Passing r values by reference?

Question

I frequently write functions that take arguments by non-const reference, but the downside is that I can't pass r-values.

A colleague of mine showed me this piece of code which supposedly solves the problem:

#include <iostream>

// example function
int f(int& x) {
    x += 5;
    return x;
}

// is this undefined behaviour?
auto& to_l_value(auto&& x) {
    return x;
}

int main () {
    auto y = f(to_l_value(5)); // usage example
    std::cout << y; // 10
    return 0;
}

Is this undefined behaviour because of a dangling reference? (does 5 get destroyed before f is called?)

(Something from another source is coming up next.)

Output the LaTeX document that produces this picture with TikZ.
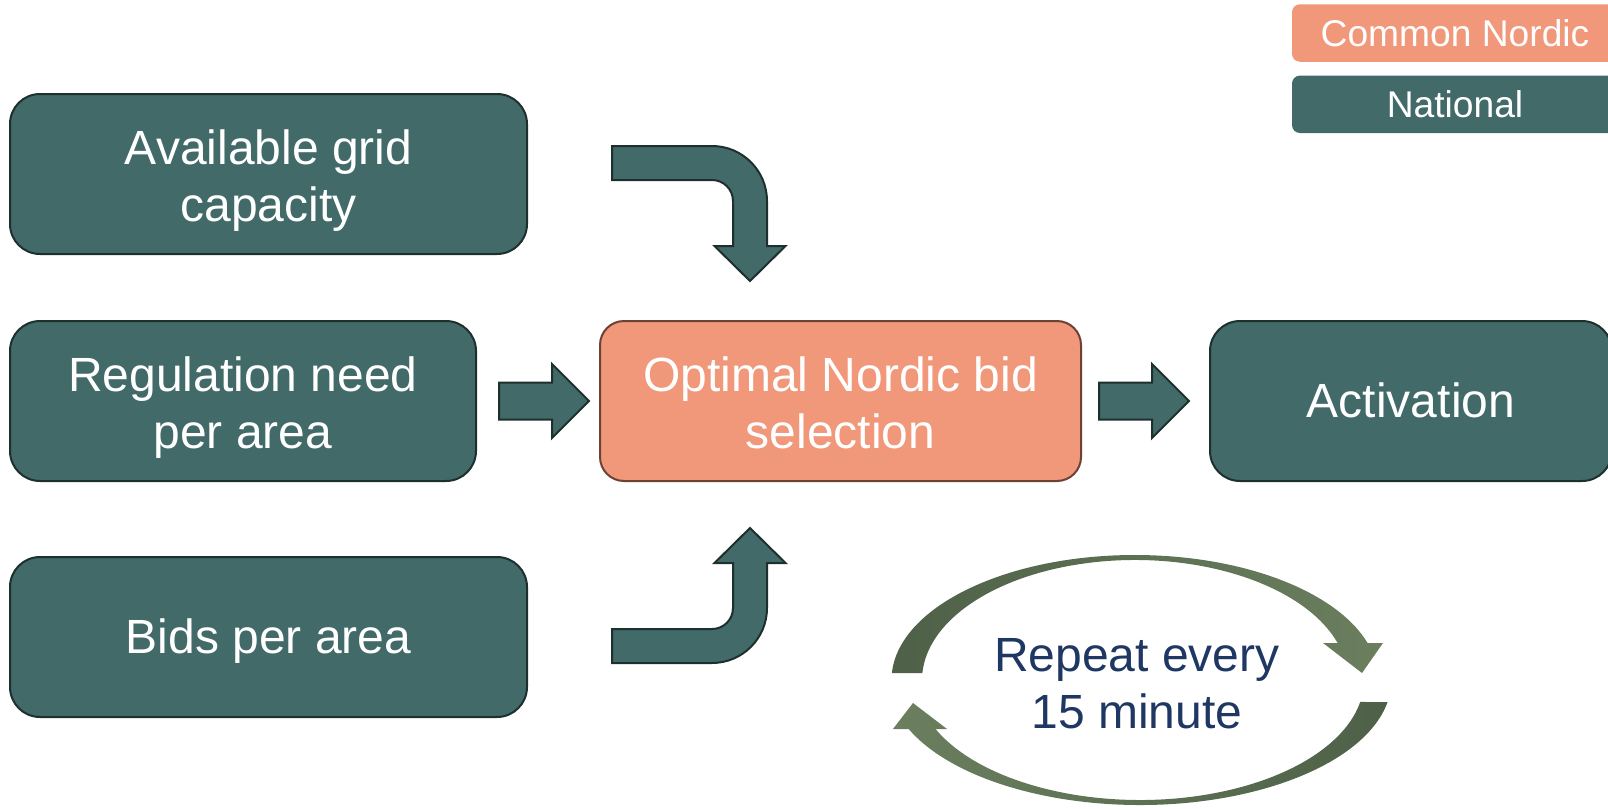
\documentclass[tikz,border=0pt]{standalone}
\usepackage{fontspec}
\setmainfont{Liberation Sans}
\usepackage{xcolor}
\usepackage{tikz}
\usetikzlibrary{positioning, calc}

\definecolor{national}{RGB}{65,106,104}
\definecolor{natline}{RGB}{30,48,46}
\definecolor{nordic}{RGB}{241,151,122}
\definecolor{nordline}{RGB}{107,66,52}
\definecolor{cycdark}{RGB}{78,97,72}
\definecolor{cyclight}{RGB}{107,127,95}
\definecolor{repeattext}{RGB}{31,55,99}

\begin{document}
\begin{tikzpicture}[
  natbox/.style={rectangle, draw=natline, line width=1pt, fill=national, text=white, align=center, minimum height=80pt, rounded corners=15pt, font=\fontsize{24}{28.5}\selectfont, text height=21.5pt, text depth=5pt},
  twolines/.style={text height=52.5pt},
  nordbox/.style={natbox, draw=nordline, fill=nordic, rounded corners=12pt},
  legend/.style={rectangle, text=white, minimum width=163pt, minimum height=28.75pt, rounded corners=4pt, font=\fontsize{18.6}{21}\selectfont},
  blockarrow/.style={draw=natline, line width=1pt, fill=national, line join=miter},
  cycarrow/.style={line width=0pt}
]
\useasboundingbox (0,0) rectangle (804pt,-404.5pt);

\node[nordbox, twolines, minimum width=240.5pt] (opt) at (420.25pt,-200.5pt) {Optimal Nordic bid\\selection};
\node[natbox, twolines, minimum width=233pt, left=61pt of opt] (need) {Regulation need\\per area};
\node[natbox, twolines, minimum width=258.5pt, above=32.5pt of need.north west, anchor=south west] (grid) {Available grid\\capacity};
\node[natbox, minimum width=258.5pt, below=37pt of need.south west, anchor=north west] (bids) {Bids per area};
\node[natbox, minimum width=201pt, right=63.5pt of opt] (act) {Activation};

\node[legend, fill=nordic] (lnordic) at (727.5pt,-16.5pt) {Common Nordic};
\node[legend, fill=national, below=6.5pt of lnordic] (lnational) {National};

\draw[blockarrow] ($(need.east)+(11pt,0)$) ++(0,9.25pt) -- ++(26.5pt,0) -- ++(0,9.25pt) -- ++(18.5pt,-18.5pt) -- ++(-18.5pt,-18.5pt) -- ++(0,9.25pt) -- ++(-26.5pt,0) -- cycle;
\draw[blockarrow] ($(opt.east)+(8.5pt,0)$) ++(0,9.25pt) -- ++(26.5pt,0) -- ++(0,9.25pt) -- ++(18.5pt,-18.5pt) -- ++(-18.5pt,-18.5pt) -- ++(0,9.25pt) -- ++(-26.5pt,0) -- cycle;
\draw[blockarrow] ($(opt.north)+(-45.25pt,19.5pt)$) -- ++(17.75pt,17.5pt) -- ++(-9.25pt,0) -- ++(0,22.5pt) arc[start angle=0, end angle=90, radius=27.5pt] -- ++(-50pt,0) -- ++(0,-17pt) -- ++(50pt,0) arc[start angle=90, end angle=0, radius=10.5pt] -- ++(0,-22.5pt) -- ++(-9.25pt,0) -- cycle;
\draw[blockarrow] ($(opt.south)+(-45.25pt,-23pt)$) -- ++(17.75pt,-17.5pt) -- ++(-9.25pt,0) -- ++(0,-22.5pt) arc[start angle=0, end angle=-90, radius=27.5pt] -- ++(-50pt,0) -- ++(0,17pt) -- ++(50pt,0) arc[start angle=-90, end angle=0, radius=10.5pt] -- ++(0,22.5pt) -- ++(-9.25pt,0) -- cycle;

\coordinate (cyctop) at (567.5pt,-340pt);
\coordinate (cycbot) at (570pt,-340pt);
\path[cycarrow, left color=cycdark, right color=cyclight] ($(cyctop)+(176.79:121.75pt and 62.5pt)$) arc[start angle=176.79, end angle=17.22, x radius=121.75pt, y radius=62.5pt] -- ($(cyctop)+(124pt,18.5pt)$) -- ($(cyctop)+(113.5pt,3.5pt)$) -- ($(cyctop)+(94pt,18.5pt)$) -- ($(cyctop)+(17.96:106.5pt and 60pt)$) arc[start angle=17.96, end angle=176.66, x radius=106.5pt, y radius=60pt] -- cycle;
\path[cycarrow, left color=cyclight, right color=cycdark] ($(cycbot)+(-10.14:125.75pt and 62.5pt)$) arc[start angle=-10.14, end angle=-156.92, x radius=125.75pt, y radius=62.5pt] -- ($(cycbot)+(-123.5pt,-24.5pt)$) -- ($(cycbot)+(-113.5pt,-11.5pt)$) -- ($(cycbot)+(-96.5pt,-24.5pt)$) -- ($(cycbot)+(-155.9:112pt and 60pt)$) arc[start angle=-155.9, end angle=-10.56, x radius=112pt, y radius=60pt] -- cycle;
\node[align=center, text=repeattext, font=\fontsize{24}{28.5}\selectfont] (rep) at (568.5pt,-342pt) {Repeat every\\15 minute};

\end{tikzpicture}
\end{document}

When does the temporary get destroyed?

Answer 1

Temporaries are destroyed (except some exceptions) when full expression is finished. So you are fine here.

More details about lifetime:

All temporary objects are destroyed as the last step in evaluating the full-expression that (lexically) contains the point where they were created, and if multiple temporary objects were created, they are destroyed in the order opposite to the order of creation. This is true even if that evaluation ends in throwing an exception.

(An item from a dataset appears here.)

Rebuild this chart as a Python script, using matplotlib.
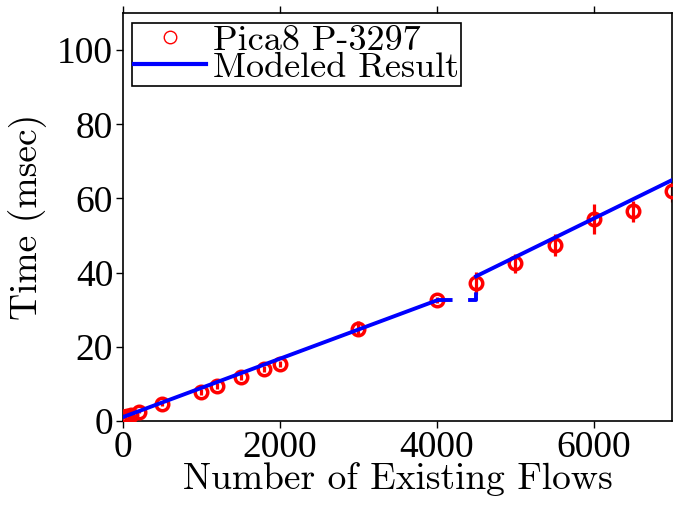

There are two exceptions from that:

• The lifetime of a temporary object may be extended by binding to a const lvalue reference or to an rvalue reference (since C++11), see reference initialization for details.
• The lifetime of a temporary object created when evaluating the default arguments of a default or copy constructor used to initialize an element of an array ends before the next element of the array begins initialization.